The lines to extract run from the first line of the material below to the line containing "Pie, Cell, Legend", both included; leave the pictures behind.
##############################
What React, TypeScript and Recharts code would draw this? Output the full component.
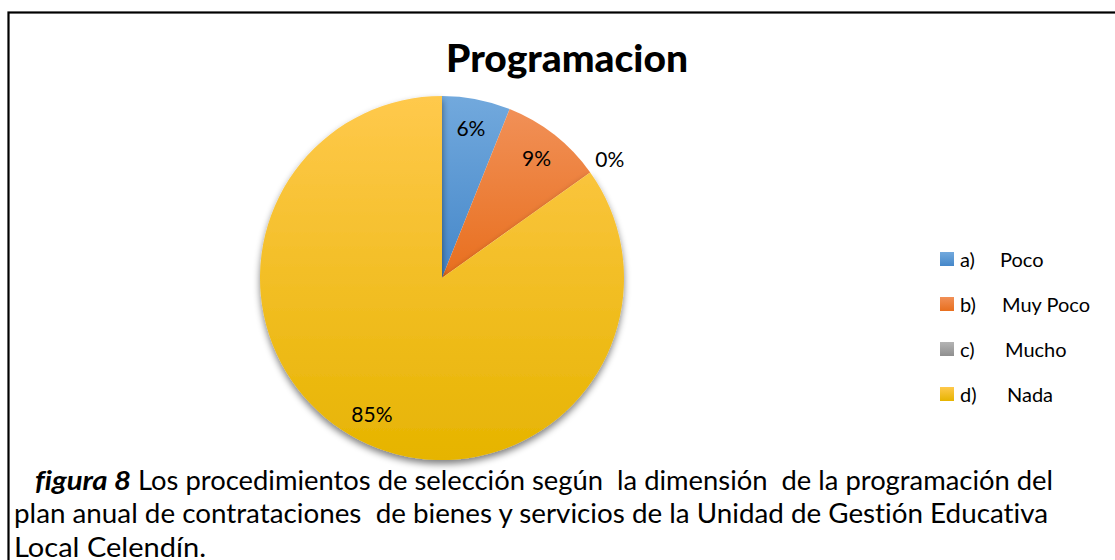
import React from 'react';
import { PieChart, Pie, Cell, Legend } from 'recharts';

const title = 'Programacion';
const prefixes = ['a)', 'b)', 'c)', 'd)'];
const names = ['Poco', 'Muy Poco', 'Mucho', 'Nada'];
const counts = [2, 3, 0, 28];
const topColors = ['#72A9DD', '#F19057', '#B4B4B4', '#FFC94C'];
const bottomColors = ['#4587C9', '#E86F1E', '#8F8F8F', '#E6B400'];
const captionBold = 'figura 8';
const captionLine1 = 'Los procedimientos de selección según  la dimensión  de la programación del';
const captionLine2 = 'plan anual de contrataciones  de bienes y servicios de la Unidad de Gestión Educativa';
const captionLine3 = 'Local Celendín.';

const data = counts.map((v, i) => ({ name: `${prefixes[i]} ${names[i]}`, prefix: prefixes[i], label: names[i], value: v }));

const RAD = Math.PI / 180;
const FONT = 'Lato, "Open Sans", sans-serif';

const renderLabel = (p: any) => {
  const { cx, cy, midAngle, outerRadius, percent } = p;
  const pct = Math.round(percent * 100);
  const r = pct === 0 ? outerRadius + 24 : outerRadius * 0.84;
  const x = cx + r * Math.cos(-midAngle * RAD);
  const y = cy + r * Math.sin(-midAngle * RAD);
  return (
    <text x={x} y={y} textAnchor="middle" dominantBaseline="central" fontFamily={FONT} fontSize={21} fill="#000" style={{ fontVariantLigatures: 'none' }}>
      {`${pct}%`}
    </text>
  );
};

const nameOffsets = [0, 2, 5, 7];

const renderLegend = () => (
  <div style={{ position: 'relative', width: 180, height: 180 }}>
    {data.map((d, i) => (
      <div key={d.name} style={{ position: 'absolute', left: 0, top: i * 45, height: 26, width: 180, fontFamily: FONT, fontSize: 20, color: '#000', lineHeight: '26px' }}>
        <svg width={14} height={14} style={{ position: 'absolute', left: 0, top: 6 }}>
          <rect x={0} y={0} width={14} height={14} fill={`url(#grad${i})`} />
        </svg>
        <span style={{ position: 'absolute', left: 20 }}>{d.prefix}</span>
        <span style={{ position: 'absolute', left: 60 + nameOffsets[i] }}>{d.label}</span>
      </div>
    ))}
  </div>
);

export default function App() {
  return (
    <div style={{ position: 'absolute', left: 0, top: 0, width: 1115, height: 560, overflow: 'hidden', background: '#fff', fontVariantLigatures: 'none' }}>
      <svg width={1115} height={560} style={{ position: 'absolute', left: 0, top: 0 }}>
        <rect x={8.5} y={12.5} width={1130} height={580} fill="#fff" stroke="#000" strokeWidth={2.2} />
        <text x={567} y={72} textAnchor="middle" fontFamily={FONT} fontWeight="900" fontSize={38} textLength={242} lengthAdjust="spacingAndGlyphs" fill="#000">{title}</text>
        <text x={35} y={490} fontFamily={FONT} fontWeight="bold" fontStyle="italic" fontSize={27} textLength={96} lengthAdjust="spacingAndGlyphs" fill="#000">{captionBold}</text>
        <text x={138} y={490} fontFamily={FONT} fontSize={27} textLength={915} lengthAdjust="spacingAndGlyphs" fill="#000" style={{ whiteSpace: 'pre' }}>{captionLine1}</text>
        <text x={14} y={523} fontFamily={FONT} fontSize={27} textLength={1034} lengthAdjust="spacingAndGlyphs" fill="#000" style={{ whiteSpace: 'pre' }}>{captionLine2}</text>
        <text x={14} y={557} fontFamily={FONT} fontSize={27} textLength={192} lengthAdjust="spacingAndGlyphs" fill="#000">{captionLine3}</text>
      </svg>
      <div style={{ position: 'absolute', left: 0, top: 0 }}>
        <PieChart width={1115} height={560} margin={{ top: 0, right: 0, bottom: 0, left: 0 }}>
          <defs>
            {topColors.map((c, i) => (
              <linearGradient key={i} id={`grad${i}`} x1="0" y1="0" x2="0" y2="1">
                <stop offset="0%" stopColor={c} />
                <stop offset="100%" stopColor={bottomColors[i]} />
              </linearGradient>
            ))}
            <filter id="pieShadow" x="-20%" y="-20%" width="140%" height="140%">
              <feGaussianBlur in="SourceAlpha" stdDeviation="3.5" />
              <feOffset dx="0" dy="4" result="ob" />
              <feComponentTransfer>
                <feFuncA type="linear" slope="0.5" />
              </feComponentTransfer>
              <feMerge>
                <feMergeNode />
                <feMergeNode in="SourceGraphic" />
              </feMerge>
            </filter>
          </defs>
          <Pie
            data={data}
            dataKey="value"
            nameKey="name"
            cx={442}
            cy={278}
            outerRadius={182}
            startAngle={90}
            endAngle={-270}
            stroke="none"
            label={renderLabel}
            labelLine={false}
            isAnimationActive={false}
          >
            {data.map((d, i) => (
              <Cell key={d.name} fill={`url(#grad${i})`} filter={i === data.length - 1 ? 'url(#pieShadow)' : undefined} />
            ))}
          </Pie>
          <Legend
            layout="vertical"
            align="right"
            verticalAlign="top"
            content={renderLegend}
            wrapperStyle={{ position: 'absolute', left: 940, top: 246, width: 180, height: 180 }}
          />
        </PieChart>
      </div>
    </div>
  );
}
##############################
### FULL ANSWER
What React, TypeScript and Recharts code would draw this? Output the full component.
import React from 'react';
import { PieChart, Pie, Cell, Legend } from 'recharts';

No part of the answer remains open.